AIM OF THE EXERCISE
Take the listing from its first line through the line that contains "7, 8, 7, 7, 7];" and please retype those lines exactly, leaving out the pictures.

<<<<

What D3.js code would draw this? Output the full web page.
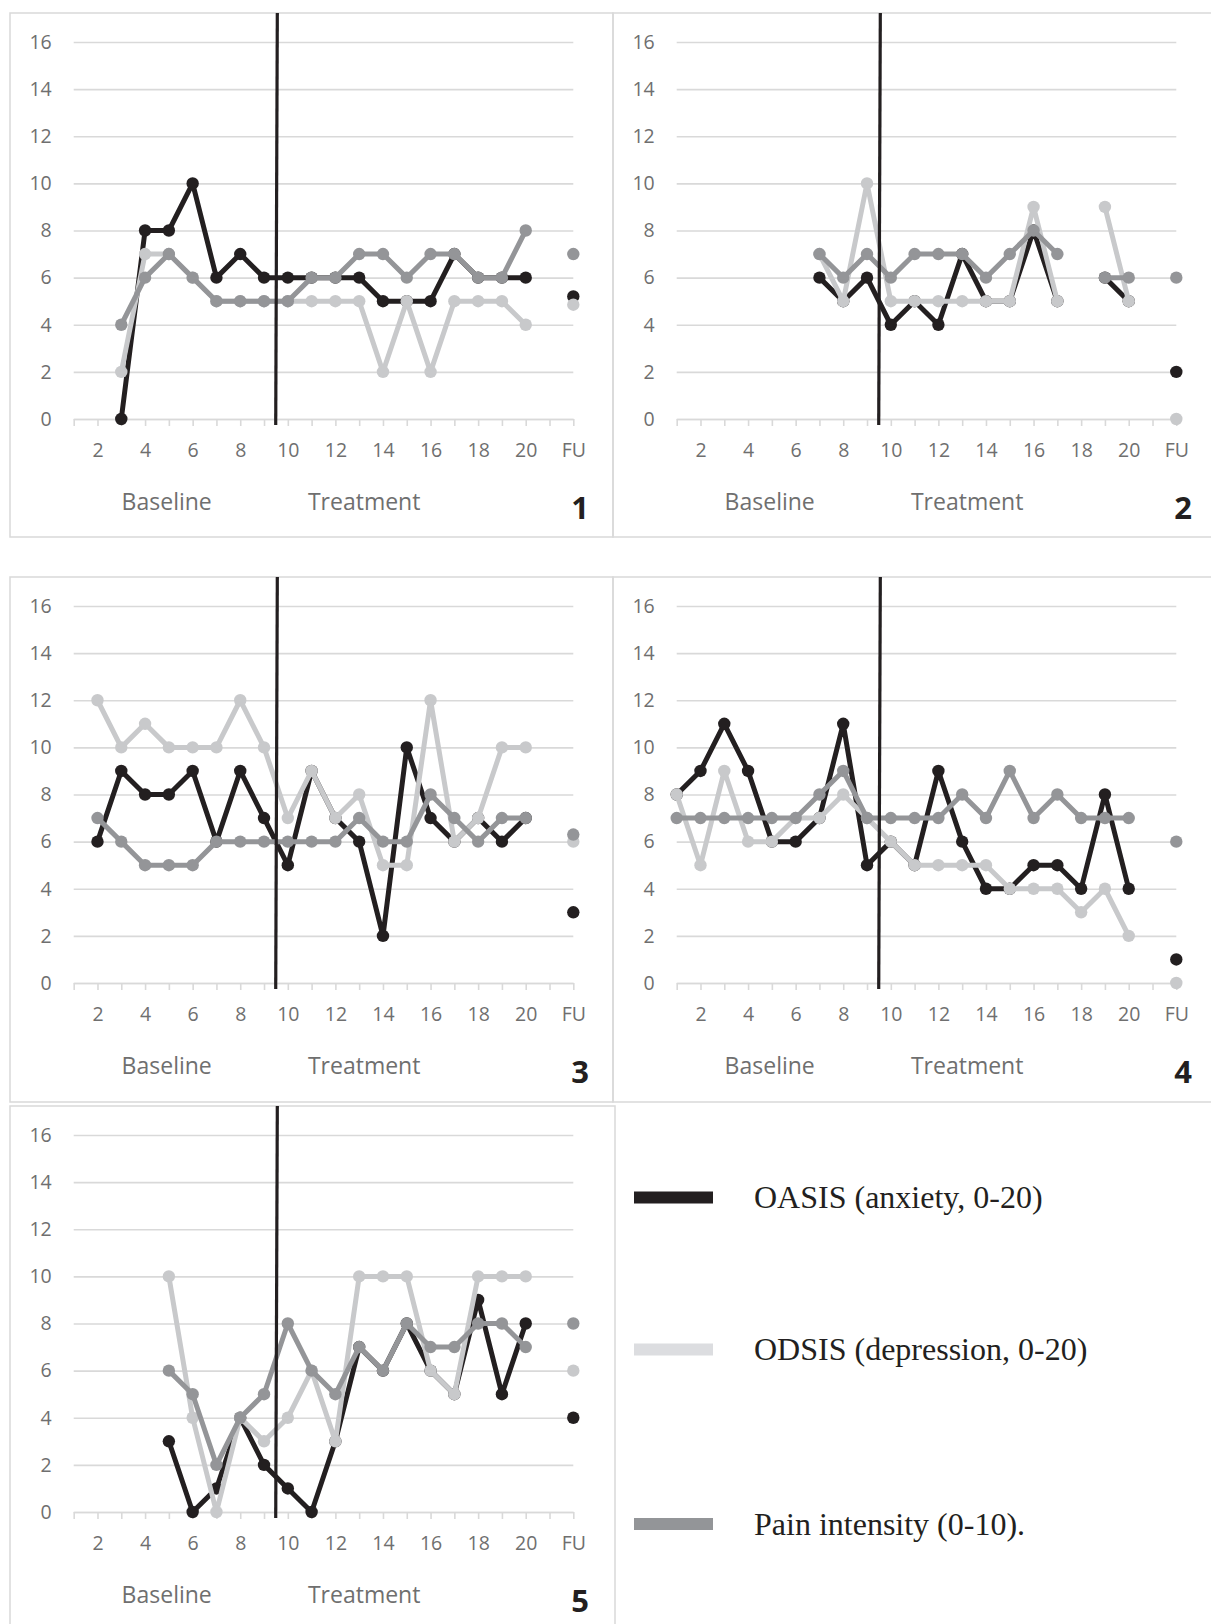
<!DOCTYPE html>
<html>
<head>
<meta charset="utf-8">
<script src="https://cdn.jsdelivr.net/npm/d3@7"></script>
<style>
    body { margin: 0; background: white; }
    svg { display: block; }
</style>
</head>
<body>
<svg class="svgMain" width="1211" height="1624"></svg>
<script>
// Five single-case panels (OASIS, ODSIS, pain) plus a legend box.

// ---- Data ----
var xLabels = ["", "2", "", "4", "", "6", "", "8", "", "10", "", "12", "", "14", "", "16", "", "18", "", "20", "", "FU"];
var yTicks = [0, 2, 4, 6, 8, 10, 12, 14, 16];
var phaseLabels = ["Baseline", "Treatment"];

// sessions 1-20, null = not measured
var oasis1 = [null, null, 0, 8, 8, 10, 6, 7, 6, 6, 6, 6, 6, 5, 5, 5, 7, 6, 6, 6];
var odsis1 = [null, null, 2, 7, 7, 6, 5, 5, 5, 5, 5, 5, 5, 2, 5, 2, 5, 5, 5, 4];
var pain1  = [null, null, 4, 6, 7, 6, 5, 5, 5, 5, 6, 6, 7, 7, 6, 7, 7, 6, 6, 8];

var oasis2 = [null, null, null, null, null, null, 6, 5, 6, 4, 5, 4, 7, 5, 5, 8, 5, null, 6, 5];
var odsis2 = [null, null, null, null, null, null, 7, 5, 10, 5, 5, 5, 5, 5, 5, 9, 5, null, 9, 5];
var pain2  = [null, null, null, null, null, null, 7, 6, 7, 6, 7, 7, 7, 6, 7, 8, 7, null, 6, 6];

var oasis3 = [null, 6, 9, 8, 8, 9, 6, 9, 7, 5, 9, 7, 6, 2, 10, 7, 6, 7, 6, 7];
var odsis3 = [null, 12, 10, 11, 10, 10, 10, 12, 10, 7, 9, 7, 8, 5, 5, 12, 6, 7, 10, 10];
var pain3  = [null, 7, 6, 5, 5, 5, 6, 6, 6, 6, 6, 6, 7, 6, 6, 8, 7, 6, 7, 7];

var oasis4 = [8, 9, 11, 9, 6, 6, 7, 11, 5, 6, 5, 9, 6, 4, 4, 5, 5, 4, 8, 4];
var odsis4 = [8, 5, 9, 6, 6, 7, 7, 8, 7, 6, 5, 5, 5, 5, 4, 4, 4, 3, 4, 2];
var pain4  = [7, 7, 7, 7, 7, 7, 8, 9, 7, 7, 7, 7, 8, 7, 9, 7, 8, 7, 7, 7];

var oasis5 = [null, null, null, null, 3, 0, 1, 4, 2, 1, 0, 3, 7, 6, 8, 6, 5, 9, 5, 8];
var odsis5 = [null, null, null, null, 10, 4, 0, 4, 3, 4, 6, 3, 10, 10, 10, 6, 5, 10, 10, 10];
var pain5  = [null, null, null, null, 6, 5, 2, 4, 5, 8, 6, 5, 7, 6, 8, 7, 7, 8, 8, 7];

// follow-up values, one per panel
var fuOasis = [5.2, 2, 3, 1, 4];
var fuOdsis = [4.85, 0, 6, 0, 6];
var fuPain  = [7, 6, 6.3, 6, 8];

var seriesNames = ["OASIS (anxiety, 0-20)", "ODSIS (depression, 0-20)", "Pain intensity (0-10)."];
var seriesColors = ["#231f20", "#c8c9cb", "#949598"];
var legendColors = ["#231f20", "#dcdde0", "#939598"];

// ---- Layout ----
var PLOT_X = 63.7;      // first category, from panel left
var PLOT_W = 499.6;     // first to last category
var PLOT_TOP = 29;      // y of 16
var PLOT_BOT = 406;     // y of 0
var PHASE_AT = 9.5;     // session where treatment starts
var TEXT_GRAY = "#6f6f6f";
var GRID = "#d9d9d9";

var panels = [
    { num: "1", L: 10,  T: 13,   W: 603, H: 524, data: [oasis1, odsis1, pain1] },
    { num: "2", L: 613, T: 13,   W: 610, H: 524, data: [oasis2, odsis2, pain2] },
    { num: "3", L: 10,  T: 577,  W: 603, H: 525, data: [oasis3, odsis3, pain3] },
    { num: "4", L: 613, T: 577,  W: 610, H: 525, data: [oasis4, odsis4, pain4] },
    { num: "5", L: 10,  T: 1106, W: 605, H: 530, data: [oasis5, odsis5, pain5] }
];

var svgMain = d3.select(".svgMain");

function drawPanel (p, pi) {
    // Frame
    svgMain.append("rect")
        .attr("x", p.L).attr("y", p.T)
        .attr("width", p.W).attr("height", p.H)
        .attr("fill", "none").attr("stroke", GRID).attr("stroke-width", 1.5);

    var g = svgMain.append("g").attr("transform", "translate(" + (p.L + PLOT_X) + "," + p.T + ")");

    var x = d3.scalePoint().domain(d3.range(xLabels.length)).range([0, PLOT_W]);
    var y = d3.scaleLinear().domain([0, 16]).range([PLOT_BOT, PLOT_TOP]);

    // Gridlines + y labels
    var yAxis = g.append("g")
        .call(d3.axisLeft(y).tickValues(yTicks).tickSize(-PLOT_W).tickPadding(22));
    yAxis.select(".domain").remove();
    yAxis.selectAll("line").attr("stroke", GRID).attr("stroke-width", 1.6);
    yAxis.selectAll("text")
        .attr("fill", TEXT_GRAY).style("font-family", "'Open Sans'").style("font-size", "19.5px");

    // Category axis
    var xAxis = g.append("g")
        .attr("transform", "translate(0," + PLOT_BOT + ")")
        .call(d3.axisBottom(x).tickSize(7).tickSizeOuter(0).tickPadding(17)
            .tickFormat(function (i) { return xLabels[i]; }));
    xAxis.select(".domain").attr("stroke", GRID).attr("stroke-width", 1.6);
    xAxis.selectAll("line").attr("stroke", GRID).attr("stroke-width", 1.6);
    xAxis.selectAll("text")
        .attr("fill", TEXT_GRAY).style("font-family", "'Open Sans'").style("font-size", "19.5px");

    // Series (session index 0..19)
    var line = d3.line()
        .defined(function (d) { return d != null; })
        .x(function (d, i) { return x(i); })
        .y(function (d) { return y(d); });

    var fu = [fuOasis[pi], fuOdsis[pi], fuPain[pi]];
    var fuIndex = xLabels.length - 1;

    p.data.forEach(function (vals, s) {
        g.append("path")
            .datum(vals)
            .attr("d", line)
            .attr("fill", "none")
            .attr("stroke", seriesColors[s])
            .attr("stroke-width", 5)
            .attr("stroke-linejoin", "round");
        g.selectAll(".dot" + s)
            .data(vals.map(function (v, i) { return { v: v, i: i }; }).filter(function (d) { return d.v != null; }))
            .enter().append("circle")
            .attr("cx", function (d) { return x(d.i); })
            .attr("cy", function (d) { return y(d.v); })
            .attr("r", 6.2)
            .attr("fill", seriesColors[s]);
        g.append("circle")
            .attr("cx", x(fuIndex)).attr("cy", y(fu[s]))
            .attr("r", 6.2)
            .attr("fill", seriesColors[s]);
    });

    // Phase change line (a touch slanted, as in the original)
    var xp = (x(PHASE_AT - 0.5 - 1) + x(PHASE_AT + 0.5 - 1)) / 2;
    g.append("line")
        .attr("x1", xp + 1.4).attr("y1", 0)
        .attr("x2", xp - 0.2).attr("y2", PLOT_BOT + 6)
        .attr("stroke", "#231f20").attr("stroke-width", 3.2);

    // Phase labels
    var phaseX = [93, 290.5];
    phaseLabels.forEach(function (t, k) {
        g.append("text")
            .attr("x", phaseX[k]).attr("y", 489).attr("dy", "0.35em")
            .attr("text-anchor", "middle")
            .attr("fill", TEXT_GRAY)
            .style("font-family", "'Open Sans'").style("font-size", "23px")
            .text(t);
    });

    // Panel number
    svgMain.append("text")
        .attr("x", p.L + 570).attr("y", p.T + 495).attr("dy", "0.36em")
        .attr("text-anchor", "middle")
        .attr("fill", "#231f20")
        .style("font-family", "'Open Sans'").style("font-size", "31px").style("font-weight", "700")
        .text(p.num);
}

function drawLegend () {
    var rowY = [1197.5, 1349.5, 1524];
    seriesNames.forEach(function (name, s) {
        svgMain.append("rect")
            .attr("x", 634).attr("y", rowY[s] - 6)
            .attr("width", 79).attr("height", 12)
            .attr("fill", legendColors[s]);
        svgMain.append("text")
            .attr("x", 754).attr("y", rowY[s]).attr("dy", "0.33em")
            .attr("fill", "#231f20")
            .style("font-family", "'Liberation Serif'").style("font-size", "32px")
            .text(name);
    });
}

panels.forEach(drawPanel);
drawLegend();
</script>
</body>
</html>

>>>>

FINAL RESULT
What D3.js code would draw this? Output the full web page.
<!DOCTYPE html>
<html>
<head>
<meta charset="utf-8">
<script src="https://cdn.jsdelivr.net/npm/d3@7"></script>
<style>
    body { margin: 0; background: white; }
    svg { display: block; }
</style>
</head>
<body>
<svg class="svgMain" width="1211" height="1624"></svg>
<script>
// Five single-case panels (OASIS, ODSIS, pain) plus a legend box.

// ---- Data ----
var xLabels = ["", "2", "", "4", "", "6", "", "8", "", "10", "", "12", "", "14", "", "16", "", "18", "", "20", "", "FU"];
var yTicks = [0, 2, 4, 6, 8, 10, 12, 14, 16];
var phaseLabels = ["Baseline", "Treatment"];

// sessions 1-20, null = not measured
var oasis1 = [null, null, 0, 8, 8, 10, 6, 7, 6, 6, 6, 6, 6, 5, 5, 5, 7, 6, 6, 6];
var odsis1 = [null, null, 2, 7, 7, 6, 5, 5, 5, 5, 5, 5, 5, 2, 5, 2, 5, 5, 5, 4];
var pain1  = [null, null, 4, 6, 7, 6, 5, 5, 5, 5, 6, 6, 7, 7, 6, 7, 7, 6, 6, 8];

var oasis2 = [null, null, null, null, null, null, 6, 5, 6, 4, 5, 4, 7, 5, 5, 8, 5, null, 6, 5];
var odsis2 = [null, null, null, null, null, null, 7, 5, 10, 5, 5, 5, 5, 5, 5, 9, 5, null, 9, 5];
var pain2  = [null, null, null, null, null, null, 7, 6, 7, 6, 7, 7, 7, 6, 7, 8, 7, null, 6, 6];

var oasis3 = [null, 6, 9, 8, 8, 9, 6, 9, 7, 5, 9, 7, 6, 2, 10, 7, 6, 7, 6, 7];
var odsis3 = [null, 12, 10, 11, 10, 10, 10, 12, 10, 7, 9, 7, 8, 5, 5, 12, 6, 7, 10, 10];
var pain3  = [null, 7, 6, 5, 5, 5, 6, 6, 6, 6, 6, 6, 7, 6, 6, 8, 7, 6, 7, 7];

var oasis4 = [8, 9, 11, 9, 6, 6, 7, 11, 5, 6, 5, 9, 6, 4, 4, 5, 5, 4, 8, 4];
var odsis4 = [8, 5, 9, 6, 6, 7, 7, 8, 7, 6, 5, 5, 5, 5, 4, 4, 4, 3, 4, 2];
var pain4  = [7, 7, 7, 7, 7, 7, 8, 9, 7, 7, 7, 7, 8, 7, 9, 7, 8, 7, 7, 7];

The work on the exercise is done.